Again you are confusing transactions and blocks. A block is a "block of transactions". In other words a group of one or more transactions. Since the transactions of a block are used as part of the input when solving the hash of the block, modifying a transaction changes the input for that block. Changing the input of the block, completely changes the hash used as the solution to the block. Since the hash solution of each block is used as part of the input to the next block, completely changing the hash used as the solution to a block completely changes the input when solving the hash of the next block. Therefore, it becomes necessary to re-solve the block that includes the transaction that you are trying to modify AND all subsequent blocks until you get caught up with the number of blocks that the rest of the world sees as the "current blockchain".
So basically trying to reverse a payment requires you to re-write every transaction ever made worldwide. Hence mathematically impossible.
Again, getting mixed up between blocks and transactions.
Trying to reverse a confirmed payment (a payment that is in a block) requires you to re-write every block solved after the one you are trying to modify.
This is so expensive in terms of CPU power (taking millions of computers) that using just a fraction of that CPU power to legitimately solve Hash algorithms (mine) is far more profitable (and also legal)
This is generally true, but it depends on how large the transaction is that you are trying to adjust and how many blocks have been solved since that transaction was included in a block. This is why it is recommended that users wait for multiple confirmations on larger value transactions. Each "confirmation" just means "another block added to the blockchain after your transaction". The more blocks, the more expensive it is to have any chance of catching up with the global network.
BitCoin uses the SHA-256 hash algorithm to generate verifiably "random" numbers in a way that requires a predictable amount of CPU effort.

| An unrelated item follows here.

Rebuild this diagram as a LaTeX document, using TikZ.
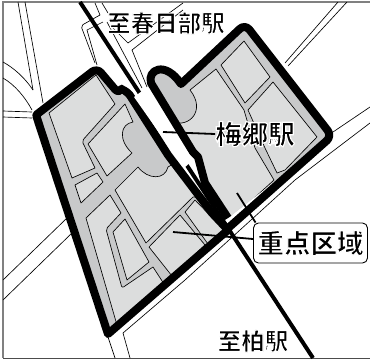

Correct. Using the data from the header of the block as input, and adjusting a value in the header called a "nonce" (a value that exists only for the purposes of being adjusted so that the input to the SHA256 can be varied), Bitcoin uses SHA-256 to generate "random" numbers and sets a target value that the result of the SHA-256 hash must be less than to qualify as a "solution". By adjusting the target value, Bitcoin can adjust the amount of hashes (on average) that must be calculated before a low enough value is likely to be found. Because it is extremely fast and easy for a computer to calculate a single SHA-256 value, it is easy for all peers on the entire Bitcoin network to quickly validate that a "solution" that is broadcast is correct.